Spain’s “national” rail network would be roughly equivalent to building out a web of rails for a regional system in part of the U.S. And it would be more expensive, probably running more than $300 billion for a six thousand mile network similar to Spain’s on the West Cost, Midwest, or East Coast. The cost of mimicking Spain and building a national high-speed rail system that would put 90 percent of the U.S. population within 30 miles of a high-speed rail station would be truly astronomical.

But no one in the U.S. is seriously proposing anything close to the kind of national network the Spanish claim to be implementing. On the contrary, most analysts recognize that a truly national high-speed rail system in the U.S. doesn’t make sense.

First, high-speed rail can’t compete effectively over long-distances (trips over 500 miles) even under the best of circumstances. Air travel is faster, cheaper, and more cost-effective. For trips under 100 miles, the automobile and existing urban transit almost always provide a superior alternative to high-speed trains. To the extent they can compete, high-speed trains best serve the downtowns of major cities along major corridors, such as Washington, D.C.-Philadelphia-Boston-New York City.

Second, major U.S. metropolitan areas are already linked together through the Interstate Highway System and a well-developed network of air-travel corridors.
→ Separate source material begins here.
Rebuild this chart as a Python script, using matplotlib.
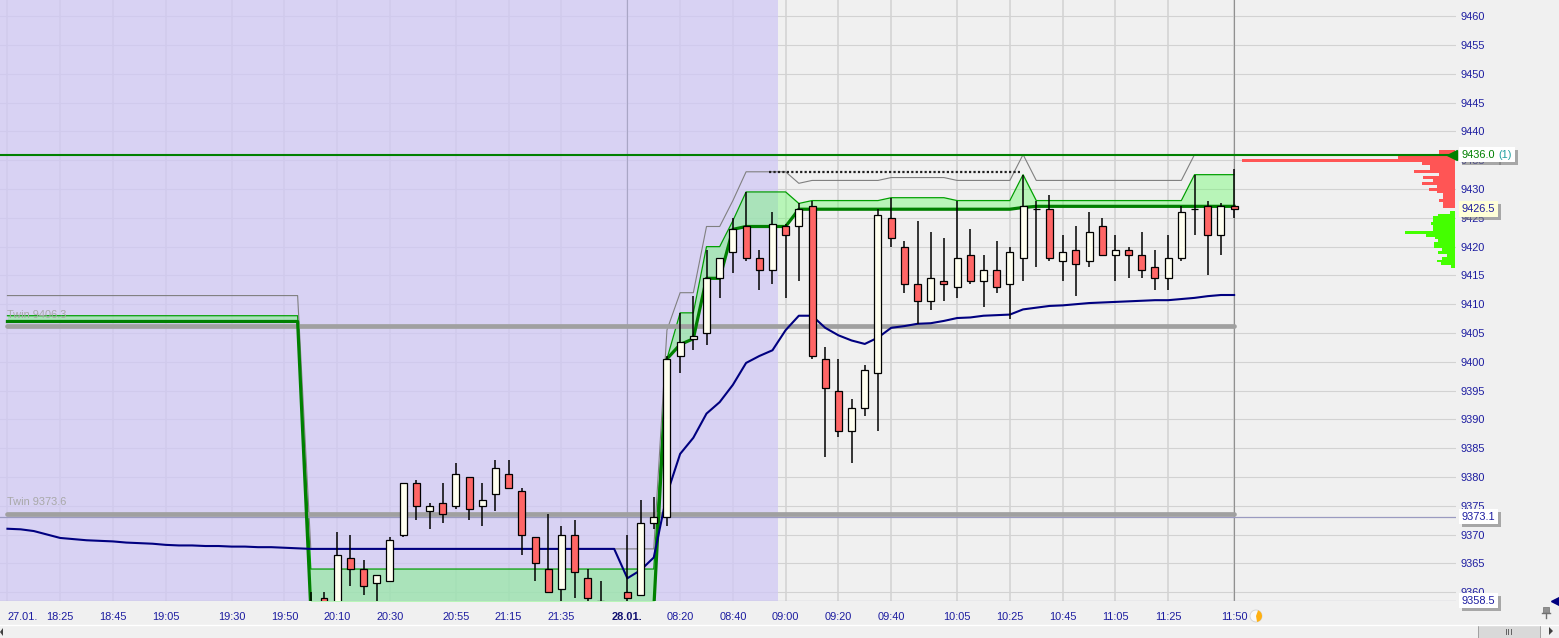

At best, high-speed rail creates redundancy in the system, not added capacity. Rather than improving mobility, high-speed rail would need steep public subsidies to cannibalize traffic from existing, largely unsubsidized commercial air traffic.

Third, most of the economic drag from travel delays and congestion is metropolitan, not intercity. The core travel problem faced by U.S. cities and regions is how to improve circulation and reduce traffic congestion within urbanized areas, not how to speed up travel from one major city to the next.
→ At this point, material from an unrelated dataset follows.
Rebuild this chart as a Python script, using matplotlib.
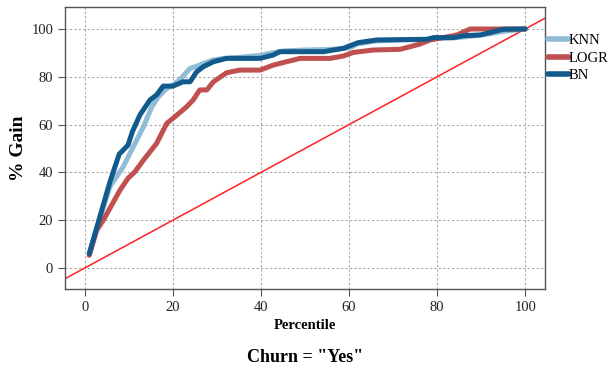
import matplotlib.pyplot as plt

# gain curves (percentile -> % gain)
knn_x = [1, 3, 5.7, 8.7, 11, 13.3, 15.2, 16.7, 18.5, 20, 21.6, 23.9, 26.1, 29, 32, 36, 40, 42, 45, 50,
         55, 60, 62, 66, 72, 78, 80, 84, 88, 92, 95, 100]
knn_y = [5.5, 18, 34, 42.3, 50.7, 59, 67.4, 71.6, 75, 76.5, 78.8, 83.5, 84.9, 87, 87.8, 88.3, 89, 89.8, 90.8, 91.2,
         91.4, 92, 93.8, 95, 95.4, 95.6, 96, 96.3, 97, 98, 99, 100]

logr_x = [1, 2.7, 4.2, 6.1, 8, 9.8, 11.4, 13.3, 14.8, 16.3, 18.6, 20, 23.1, 24.6, 26.1, 27.7, 29.2, 32.2, 35.2,
          39.8, 42.8, 45.8, 48.9, 55.7, 58.7, 61, 65.5, 71.6, 73.9, 76.1, 78.4, 81.4, 84.5, 87.5, 100]
logr_y = [5.3, 15.8, 20, 26.3, 32.6, 37.5, 40.3, 45.1, 48.6, 52.1, 60.5, 62.6, 67.4, 70.3, 74.5, 74.5, 77.9, 81.7, 82.8,
          82.8, 84.9, 86.3, 87.7, 87.7, 88.7, 90.2, 91.2, 91.5, 92.6, 93.7, 95.4, 96.4, 97.5, 100, 100]

bn_x = [1, 5.7, 7.8, 9.8, 10.8, 12.5, 14.8, 16.3, 17.8, 20, 22.3, 23.9, 25.4, 26.9, 29.2, 32.2, 39.8, 42.8, 44.3,
        54.2, 58.7, 62.1, 66.3, 77.7, 79.2, 83.7, 86, 89.8, 92, 95.1, 100]
bn_y = [6, 36, 47.6, 51.4, 57, 64, 70.3, 72.4, 76.1, 76.1, 77.9, 77.9, 82.1, 84.2, 86.3, 87.7, 87.7, 89.1, 90.5,
        90.5, 91.9, 94.3, 95.4, 95.7, 96.4, 96.4, 97.2, 97.5, 98.5, 99.9, 100]

plt.rcParams['font.family'] = ['Liberation Serif', 'DejaVu Serif']

fig = plt.figure(figsize=(6.08, 3.72), dpi=100)
ax = fig.add_axes([65 / 608, 1 - 289 / 372, 480 / 608, 282 / 372])

# baseline (random model)
ax.plot([-10, 110], [-10, 110], color='#ff2020', lw=1.1, zorder=2)

ax.plot(knn_x, knn_y, color='#8fbcd7', lw=3.6, label='KNN', zorder=3, solid_capstyle='round')
ax.plot(logr_x, logr_y, color='#c0504f', lw=3.6, label='LOGR', zorder=3, solid_capstyle='round')
ax.plot(bn_x, bn_y, color='#135a8c', lw=3.6, label='BN', zorder=4, solid_capstyle='round')

ax.set_xlim(-4.5, 104.5)
ax.set_ylim(-8.8, 109.2)
ax.set_xticks([0, 20, 40, 60, 80, 100])
ax.set_yticks([0, 20, 40, 60, 80, 100])
ax.grid(True, color='#a8a8a8', linestyle=(0, (2, 2)), lw=0.8)
ax.set_axisbelow(True)
for s in ax.spines.values():
    s.set_color('#555555')
    s.set_linewidth(1.0)
ax.tick_params(colors='#555555', labelcolor='#222222', labelsize=10.5, length=5, width=0.8)

ax.set_xlabel('Percentile', fontsize=10.5, fontweight='bold', labelpad=4)
ax.set_ylabel('% Gain', fontsize=14, fontweight='bold', labelpad=3)

leg = ax.legend(loc='upper left', bbox_to_anchor=(0.995, 0.925), frameon=False, fontsize=10.5,
                handlelength=1.4, handletextpad=0.0, labelspacing=0.3, borderaxespad=0)
for line in leg.get_lines():
    line.set_linewidth(4)

fig.text(305 / 608, 1 - 357 / 372, 'Churn = "Yes"', ha='center', va='center', fontsize=13, fontweight='bold')

plt.savefig('out.png', dpi=100)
Last, but not least, intercity train travel is barely even noticeable in the U.S. travel picture. Amtrak, while taking massive taxpayer subsidies, accounted for just 5.4 million passenger miles in 2006 (the most recent available data). Meanwhile commercial air travel tallied up 590 million passenger miles, and cars accounted for a whopping 2.7 trillion passenger miles.
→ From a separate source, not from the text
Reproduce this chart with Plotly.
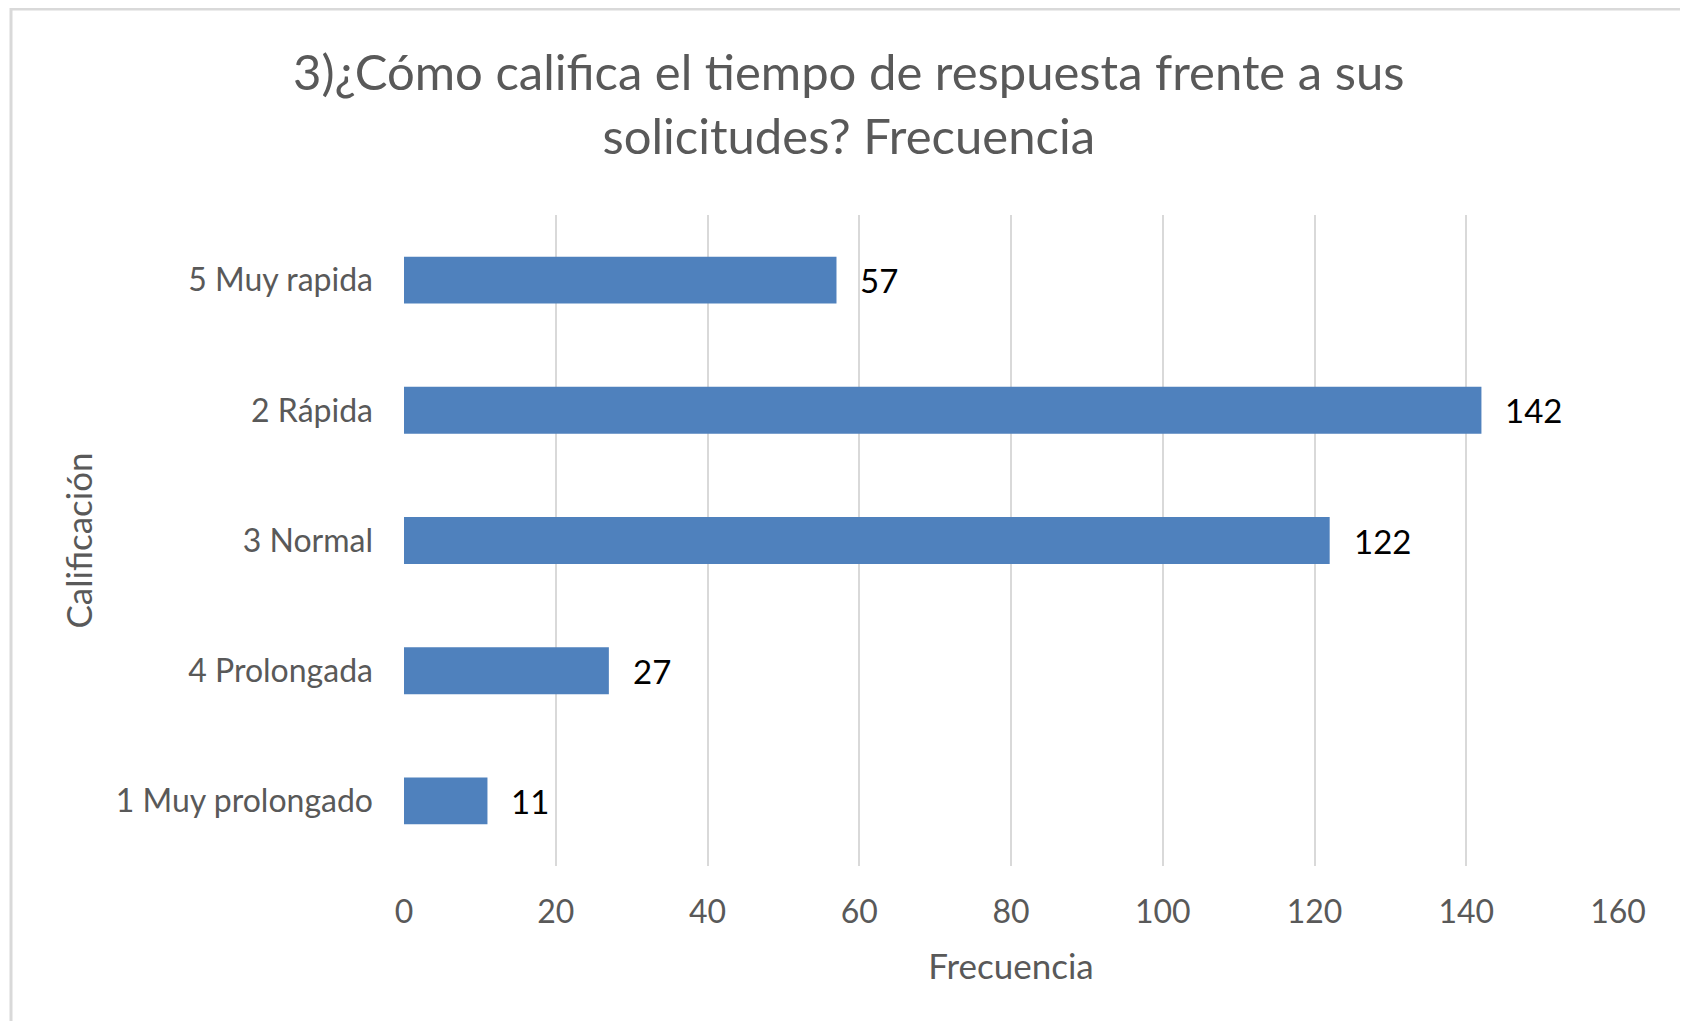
import plotly.graph_objects as go

categories = ["1 Muy prolongado", "4 Prolongada", "3 Normal", "2 Rápida", "5 Muy rapida"]
values = [11, 27, 122, 142, 57]
x_ticks = [0, 20, 40, 60, 80, 100, 120, 140, 160]

title_text = "3)¿Cómo califica el tiempo de respuesta frente a sus<br>solicitudes? Frecuencia"
x_title = "Frecuencia"
y_title = "Calificación"

OFF = 8  # page body margin
W, H = 1688 - 2 * OFF, 1029 - 2 * OFF
L, R, T, B = 404 - OFF, 70 - OFF, 215 - OFF, 163 - OFF
pw, ph = W - L - R, H - T - B

FONT = "Lato"
GRAY = "#595959"

fig = go.Figure()
fig.add_trace(go.Bar(
    x=values, y=categories, orientation="h",
    marker=dict(color="#4F81BD", line=dict(width=0)),
    width=0.36,
    hoverinfo="x+y",
))

for v, c in zip(values, categories):
    fig.add_annotation(x=v, y=c, text=str(v), showarrow=False,
                       xanchor="left", yanchor="middle", xshift=22, yshift=0,
                       font=dict(family=FONT, size=33, color="#000000"))

# page pixel -> paper coords
def px_x(p):
    return (p - OFF - L) / pw
def px_y(p):
    return 1 - (p - OFF - T) / ph

fig.add_shape(type="rect", xref="paper", yref="paper",
              x0=px_x(11), x1=px_x(1683), y0=px_y(1040), y1=px_y(9),
              line=dict(color="#D9D9D9", width=3), fillcolor="rgba(0,0,0,0)", layer="below")

fig.add_annotation(xref="paper", yref="paper", x=px_x(848), y=px_y(103),
                   text=title_text, showarrow=False, xanchor="center", yanchor="middle",
                   font=dict(family=FONT, size=49, color=GRAY))

fig.update_layout(
    width=W, height=H,
    margin=dict(l=L, r=R, t=T, b=B, pad=0),
    paper_bgcolor="white", plot_bgcolor="white",
    showlegend=False,
    font=dict(family=FONT, color=GRAY),
    xaxis=dict(
        range=[0, 160], tickvals=x_ticks, ticktext=[str(t) for t in x_ticks],
        showgrid=True, gridcolor="#D9D9D9", gridwidth=2,
        zeroline=False, showline=False, ticks="",
        tickfont=dict(family=FONT, size=32, color=GRAY),
        ticklabelstandoff=24,
        title=dict(text=x_title, font=dict(family=FONT, size=35, color=GRAY), standoff=25),
        fixedrange=True,
    ),
    yaxis=dict(
        categoryorder="array", categoryarray=categories,
        range=[-0.5, 4.5],
        showgrid=False, zeroline=False, showline=False, ticks="",
        tickfont=dict(family=FONT, size=32, color=GRAY),
        ticklabelstandoff=30,
        title=dict(text=y_title, font=dict(family=FONT, size=35, color=GRAY), standoff=12),
        fixedrange=True,
    ),
)

fig.write_html("out.html")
A comprehensive and truly European-style high-speed rail plan arguably would attract more riders than Amtrak. But even if we double intercity passenger rail patronage in year one of a new system, it would barely equal 2 percent of commercial air-traffic volume-even if all the new rail riders were former air travelers.

Moreover, the strategic plan for U.S. high-speed rail suggests nothing more than a marginal improvement to the current transportation network. The plan calls for upgrading 10 rail corridors to accommodate speeds of 110 miles per hour, not the 150 mph or more commonly considered “high speed” in Europe and Asia. These corridors are also in heavily urbanized (and well-serviced) parts of the Midwest, East Coast, and West Coast.

Although each line will be linked to an existing national rail (Amtrak) route, the current plan hardly qualifies as a “national network” of high-speed rail service. That doesn’t stop the rhetoric though.

The Federal Railroad Administration claims high-speed rail could “transform the nation’s transportation system” by upgrading the nation’s rail infrastructure and committing to developing its 10 corridors.

Unfortunately, the reality of high-speed rail will fall far short of the hype. The U.S. is too large, too wealthy, and too complex to be transformed by investments in a single mode of transportation, particularly one that focuses on a very small part of the overall travel market and doesn’t fit with the country’s size or geography.

Policymakers would serve the American public far better by refocusing their efforts on solutions that would help a broad base of travelers such as reducing urban traffic congestion and upgrading freight corridors to increase the flow of goods and people. The U.S. economy will benefit from the lower transportation costs generated by improved mobility, not shifting travelers from a low-cost transportation service to a high-cost one.

Sam Staley, Ph.D., is director of urban growth and land use policy for Reason Foundation and co-author of Mobility First: A New Vision for Transportation in a Globally Competitive 21st Century (Rowman & Littlefield).